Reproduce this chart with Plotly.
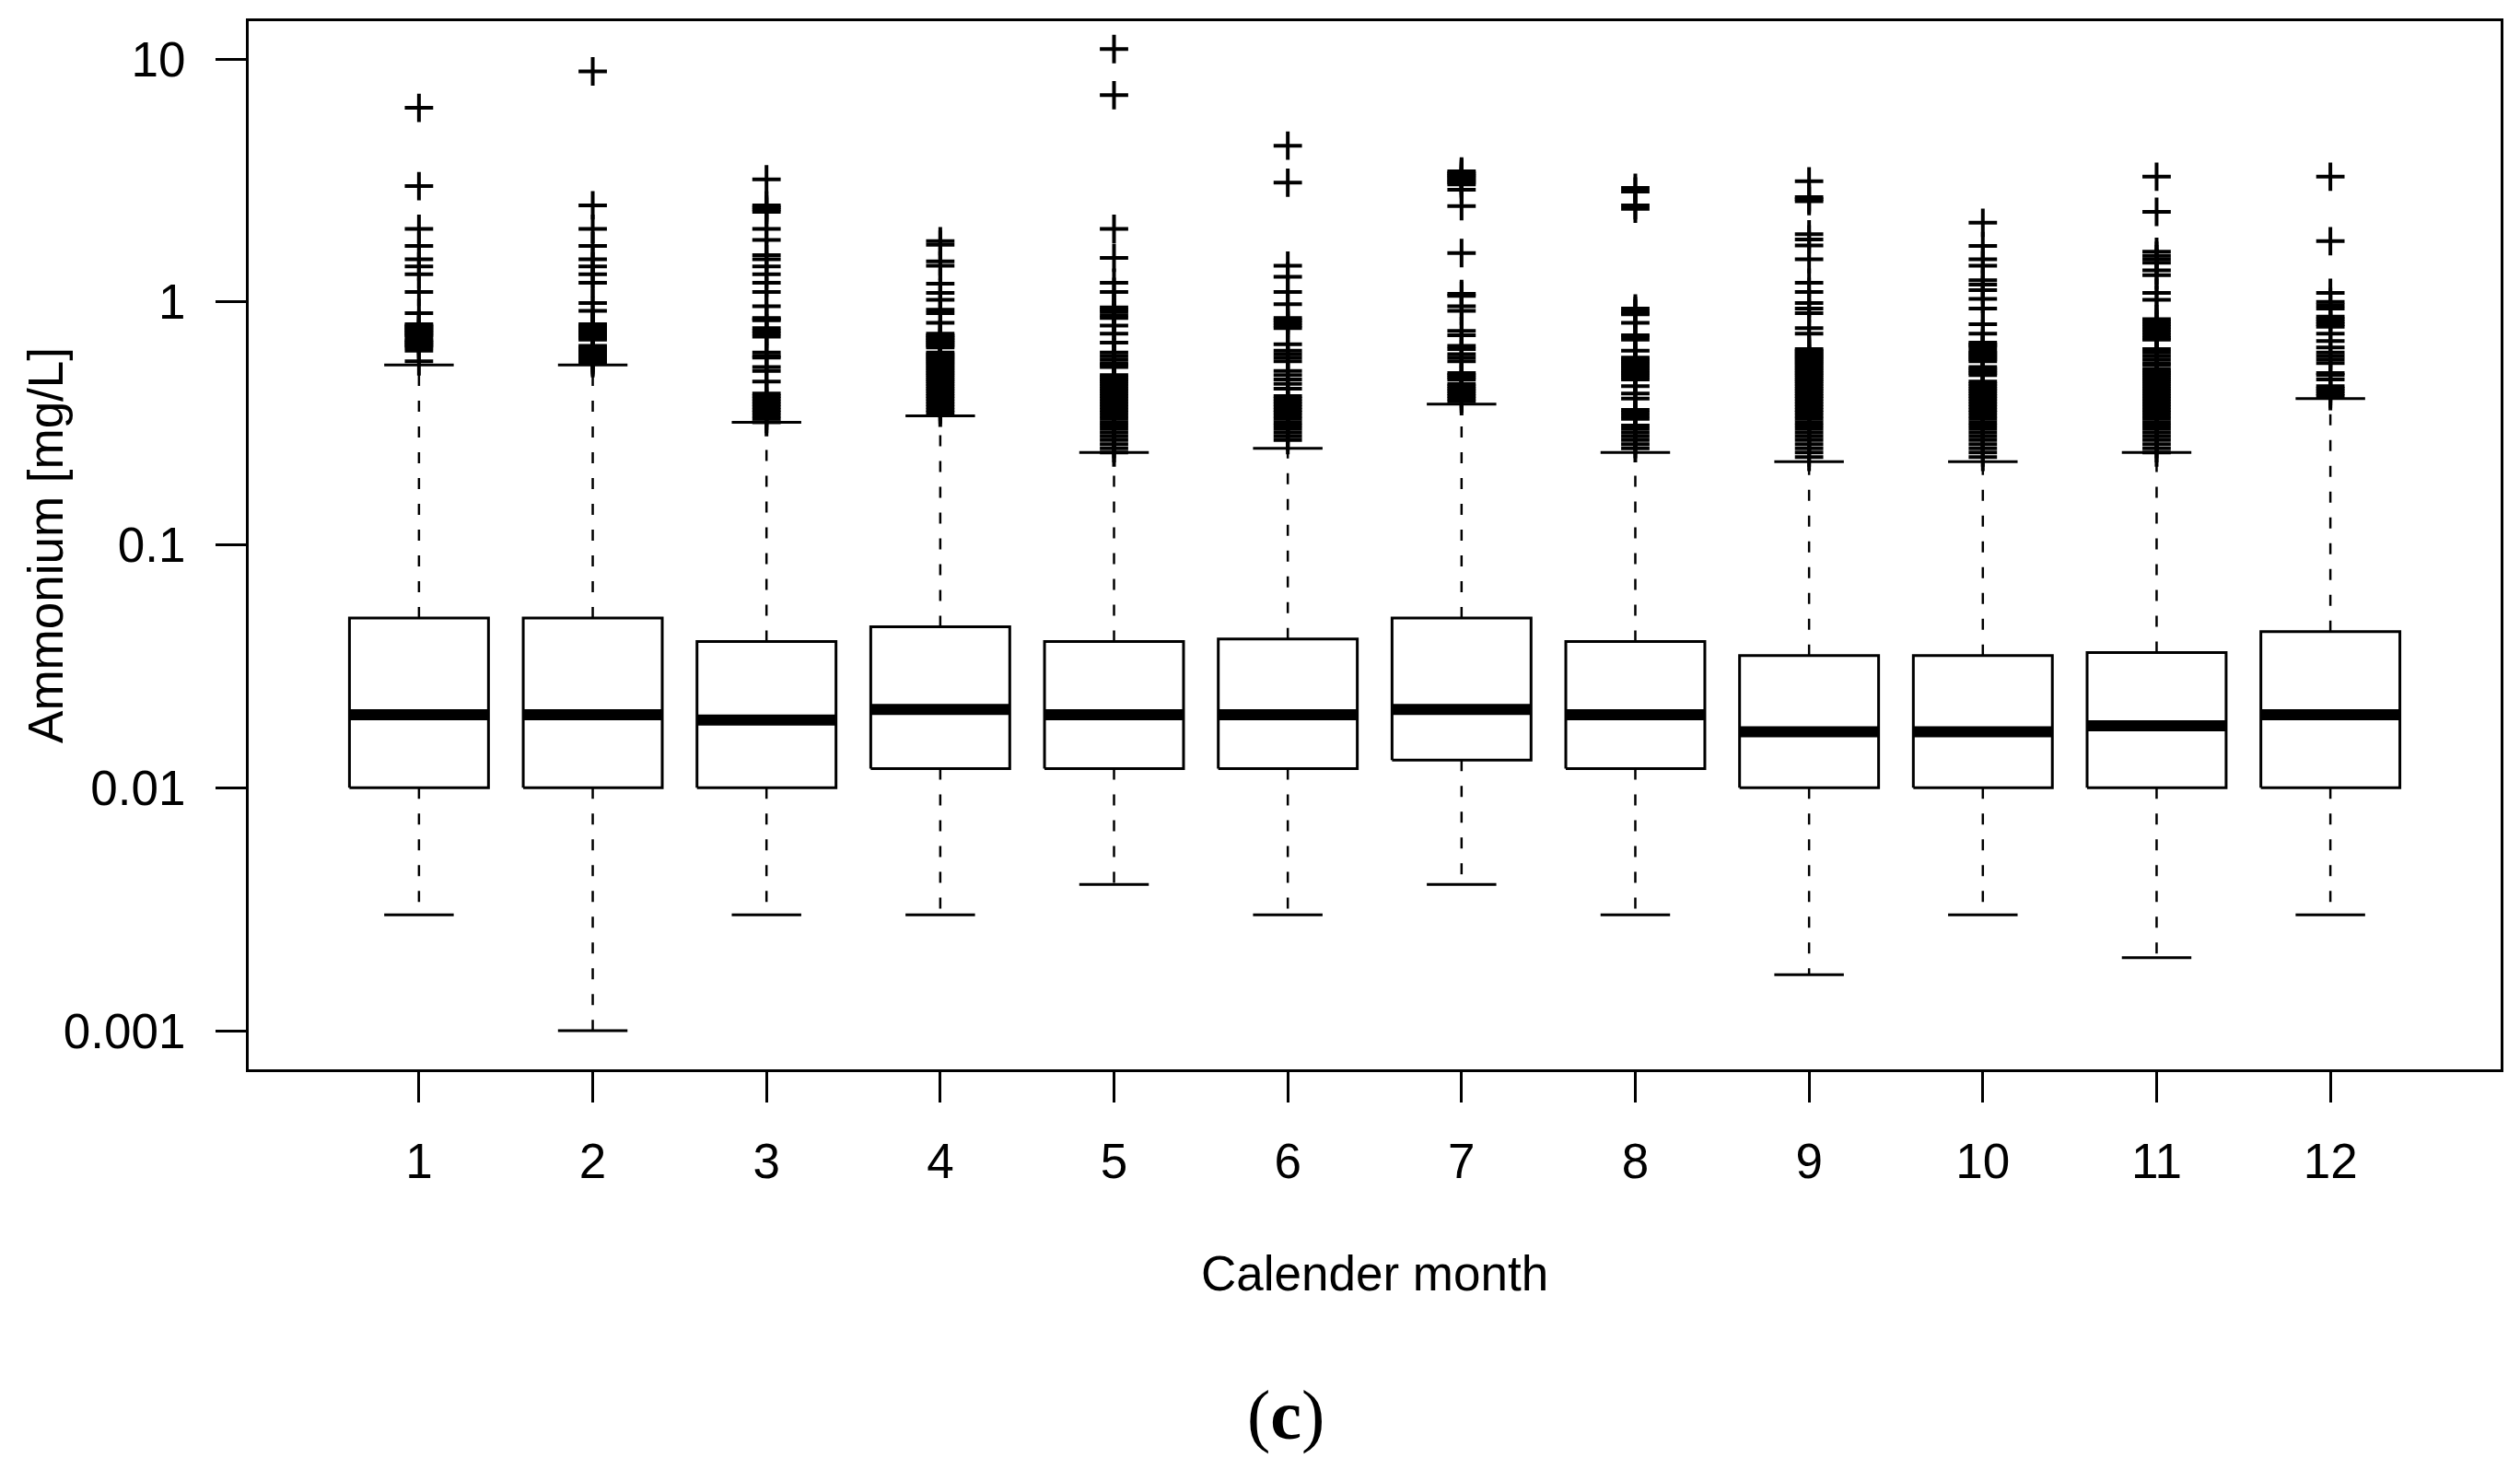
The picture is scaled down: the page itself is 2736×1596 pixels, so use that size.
import plotly.graph_objects as go

# monthly box statistics (mg/L)
months = [1, 2, 3, 4, 5, 6, 7, 8, 9, 10, 11, 12]
q1 = [0.01, 0.01, 0.01, 0.012, 0.012, 0.012, 0.013, 0.012, 0.01, 0.01, 0.01, 0.01]
medians = [0.02, 0.02, 0.019, 0.021, 0.02, 0.02, 0.021, 0.02, 0.017, 0.017, 0.018, 0.02]
q3 = [0.05, 0.05, 0.04, 0.046, 0.04, 0.041, 0.05, 0.04, 0.035, 0.035, 0.036, 0.044]
lower_whisker = [0.003, 0.001, 0.003, 0.003, 0.004, 0.003, 0.004, 0.003, 0.0017, 0.003, 0.002, 0.003]
upper_whisker = [0.55, 0.55, 0.32, 0.34, 0.24, 0.25, 0.38, 0.24, 0.22, 0.22, 0.24, 0.40]

# outliers per month
out_m1 = [6.3, 3.0, 2.0, 1.7, 1.5, 1.4, 1.3, 1.1, 0.9, 0.81, 0.8, 0.79, 0.78, 0.77, 0.76, 0.75,
          0.74, 0.73, 0.72, 0.7, 0.69, 0.68, 0.67, 0.66, 0.65, 0.63, 0.57]
out_m2 = [8.9, 2.5, 2.0, 1.7, 1.5, 1.4, 1.3, 1.2, 0.99, 0.92, 0.81, 0.8, 0.79, 0.78, 0.77, 0.76,
          0.75, 0.74, 0.73, 0.72, 0.71, 0.7, 0.66, 0.65, 0.64, 0.63, 0.62, 0.61, 0.6, 0.59, 0.58,
          0.57, 0.56]
out_m3 = [3.2, 2.5, 2.45, 2.4, 2.35, 2.0, 1.8, 1.56, 1.5, 1.4, 1.3, 1.2, 1.1, 0.96, 0.86, 0.85,
          0.84, 0.78, 0.76, 0.74, 0.72, 0.62, 0.6, 0.59, 0.54, 0.52, 0.47, 0.42, 0.41, 0.4, 0.39,
          0.38, 0.37, 0.36, 0.35, 0.34, 0.33, 0.32]
out_m4 = [1.78, 1.72, 1.47, 1.41, 1.19, 1.09, 1.02, 0.93, 0.9, 0.82, 0.74, 0.73, 0.72, 0.71, 0.7,
          0.69, 0.68, 0.67, 0.66, 0.65, 0.62, 0.61, 0.6, 0.59, 0.58, 0.57, 0.56, 0.55, 0.54, 0.53,
          0.52, 0.51, 0.5, 0.49, 0.48, 0.47, 0.46, 0.45, 0.44, 0.43, 0.42, 0.41, 0.4, 0.39, 0.38,
          0.37, 0.36, 0.35]
out_m5 = [11.0, 7.1, 2.0, 1.52, 1.2, 1.1, 0.95, 0.93, 0.91, 0.88, 0.86, 0.8, 0.74, 0.68, 0.62,
          0.6, 0.58, 0.56, 0.55, 0.54, 0.5, 0.49, 0.48, 0.47, 0.46, 0.45, 0.44, 0.43, 0.42, 0.41,
          0.4, 0.39, 0.38, 0.37, 0.36, 0.35, 0.34, 0.33, 0.32, 0.31, 0.3, 0.29, 0.28, 0.27, 0.26,
          0.25, 0.24]
out_m6 = [4.4, 3.1, 1.41, 1.27, 1.1, 0.98, 0.86, 0.84, 0.82, 0.8, 0.78, 0.67, 0.63, 0.61, 0.59,
          0.57, 0.52, 0.5, 0.48, 0.46, 0.44, 0.41, 0.4, 0.39, 0.38, 0.37, 0.36, 0.35, 0.34, 0.33,
          0.32, 0.31, 0.3, 0.29, 0.28, 0.27]
out_m7 = [3.45, 3.4, 3.35, 3.3, 3.25, 3.2, 3.15, 3.1, 3.05, 2.9, 2.48, 1.59, 1.08, 1.06, 0.96,
          0.92, 0.76, 0.73, 0.66, 0.64, 0.61, 0.59, 0.57, 0.51, 0.5, 0.49, 0.48, 0.46, 0.45, 0.44,
          0.43, 0.42, 0.41, 0.4, 0.39]
out_m8 = [2.95, 2.85, 2.5, 2.42, 0.94, 0.92, 0.9, 0.89, 0.82, 0.73, 0.72, 0.7, 0.63, 0.59, 0.58,
          0.57, 0.56, 0.55, 0.54, 0.53, 0.52, 0.51, 0.5, 0.49, 0.48, 0.45, 0.42, 0.4, 0.36, 0.35,
          0.34, 0.33, 0.31, 0.3, 0.29, 0.28, 0.27, 0.26, 0.25]
out_m9 = [3.14, 2.7, 2.65, 2.6, 1.9, 1.81, 1.71, 1.5, 1.2, 1.1, 0.99, 0.94, 0.9, 0.78, 0.74, 0.64,
          0.63, 0.62, 0.61, 0.6, 0.59, 0.58, 0.57, 0.56, 0.55, 0.54, 0.53, 0.52, 0.51, 0.5, 0.49,
          0.48, 0.47, 0.46, 0.45, 0.44, 0.43, 0.42, 0.41, 0.4, 0.39, 0.38, 0.37, 0.36, 0.35, 0.34,
          0.33, 0.32, 0.31, 0.3, 0.29, 0.28, 0.27, 0.26, 0.25, 0.24, 0.23]
out_m10 = [2.12, 1.7, 1.5, 1.41, 1.23, 1.18, 1.12, 1.03, 0.94, 0.81, 0.74, 0.68, 0.67, 0.66, 0.65,
           0.63, 0.62, 0.61, 0.6, 0.59, 0.58, 0.57, 0.54, 0.53, 0.52, 0.51, 0.5, 0.47, 0.46, 0.45,
           0.44, 0.43, 0.42, 0.41, 0.4, 0.39, 0.38, 0.37, 0.36, 0.35, 0.34, 0.33, 0.32, 0.31, 0.3,
           0.29, 0.28, 0.27, 0.26, 0.25, 0.24, 0.23]
out_m11 = [3.28, 2.35, 1.61, 1.55, 1.5, 1.45, 1.35, 1.29, 1.09, 1.02, 0.85, 0.83, 0.81, 0.79, 0.77,
           0.75, 0.73, 0.71, 0.7, 0.64, 0.62, 0.6, 0.58, 0.56, 0.55, 0.53, 0.52, 0.51, 0.5, 0.49,
           0.48, 0.47, 0.46, 0.45, 0.44, 0.43, 0.42, 0.41, 0.4, 0.39, 0.38, 0.37, 0.36, 0.35, 0.34,
           0.33, 0.32, 0.31, 0.3, 0.29, 0.28, 0.27, 0.26, 0.25, 0.24]
out_m12 = [3.28, 1.78, 1.09, 1.0, 0.97, 0.94, 0.87, 0.85, 0.83, 0.81, 0.79, 0.74, 0.69, 0.65, 0.62,
           0.6, 0.58, 0.56, 0.51, 0.5, 0.48, 0.45, 0.44, 0.43, 0.42, 0.41]
outliers = [out_m1, out_m2, out_m3, out_m4, out_m5, out_m6,
            out_m7, out_m8, out_m9, out_m10, out_m11, out_m12]

y_tickvals = [0.001, 0.01, 0.1, 1, 10]
y_ticktext = ["0.001", "0.01", "0.1", "1", "10"]

BOX_HALF = 0.4
CAP_HALF = 0.2
FONT = "Liberation Sans, Arial, sans-serif"
FS = 53


def segs(items):
    xs, ys = [], []
    for x0, y0, x1, y1 in items:
        xs += [x0, x1, None]
        ys += [y0, y1, None]
    return xs, ys


fig = go.Figure()

# dashed whiskers
wx, wy = segs([(m, a, m, b) for m, a, b in zip(months, q3, upper_whisker)] +
              [(m, a, m, b) for m, a, b in zip(months, q1, lower_whisker)])
fig.add_trace(go.Scatter(x=wx, y=wy, mode="lines",
                         line=dict(color="black", width=2.5, dash="12px,16px")))

# whisker caps
cx, cy = segs([(m - CAP_HALF, v, m + CAP_HALF, v) for m, v in zip(months, upper_whisker)] +
              [(m - CAP_HALF, v, m + CAP_HALF, v) for m, v in zip(months, lower_whisker)])
fig.add_trace(go.Scatter(x=cx, y=cy, mode="lines", line=dict(color="black", width=3)))

# boxes
bx, by = [], []
for m, lo, hi in zip(months, q1, q3):
    bx += [m - BOX_HALF, m + BOX_HALF, m + BOX_HALF, m - BOX_HALF, m - BOX_HALF, None]
    by += [lo, lo, hi, hi, lo, None]
fig.add_trace(go.Scatter(x=bx, y=by, mode="lines", fill="toself", fillcolor="white",
                         line=dict(color="black", width=3)))

# medians
mx, my = segs([(m - BOX_HALF, v, m + BOX_HALF, v) for m, v in zip(months, medians)])
fig.add_trace(go.Scatter(x=mx, y=my, mode="lines", line=dict(color="black", width=12)))

# outliers
ox, oy = [], []
for m, vals in zip(months, outliers):
    ox += [m] * len(vals)
    oy += vals
fig.add_trace(go.Scatter(x=ox, y=oy, mode="markers",
                         marker=dict(symbol="cross-thin", size=22, color="black",
                                     line=dict(color="black", width=4))))

# page body adds an 8px offset, so the figure is trimmed by that much
fig.update_layout(
    width=2728, height=1588,
    margin=dict(l=262, r=21, t=13, b=435),
    paper_bgcolor="white", plot_bgcolor="white",
    showlegend=False,
    font=dict(family=FONT, size=FS, color="black"),
)
fig.update_xaxes(
    range=[0.02, 12.98], tickvals=months, ticktext=[str(m) for m in months],
    ticks="outside", ticklen=33, tickwidth=2.5, tickcolor="black",
    ticklabelstandoff=18,
    showline=True, linecolor="black", linewidth=3, mirror=True,
    showgrid=False, zeroline=False,
    tickfont=dict(family=FONT, size=FS),
)
fig.update_yaxes(
    type="log", range=[-3.159, 1.156], tickvals=y_tickvals, ticktext=y_ticktext,
    ticks="outside", ticklen=33, tickwidth=2.5, tickcolor="black",
    ticklabelstandoff=22,
    showline=True, linecolor="black", linewidth=3, mirror=True,
    showgrid=False, zeroline=False,
    tickfont=dict(family=FONT, size=FS),
)

fig.add_annotation(text="Ammonium [mg/L]", xref="paper", yref="paper",
                   x=-0.0904, y=0.5, textangle=-90, showarrow=False,
                   xanchor="center", yanchor="middle",
                   font=dict(family=FONT, size=FS, color="black"))
fig.add_annotation(text="Calender month", xref="paper", yref="paper",
                   x=0.5, y=-0.1947, showarrow=False,
                   xanchor="center", yanchor="middle",
                   font=dict(family=FONT, size=FS, color="black"))
fig.add_annotation(text="(<b>c</b>)", xref="paper", yref="paper",
                   x=0.4605, y=-0.3298, showarrow=False,
                   xanchor="center", yanchor="middle",
                   font=dict(family="Liberation Serif, Times New Roman, serif", size=76, color="black"))

fig.write_html("out.html")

────

§ **What to produce**:
Print exactly the lines from the line with "The picture is" to the line with "import plotly.graph_objects as go", both included, and nothing else.

§ **Written response**:
The picture is scaled down: the page itself is 2736×1596 pixels, so use that size.
import plotly.graph_objects as go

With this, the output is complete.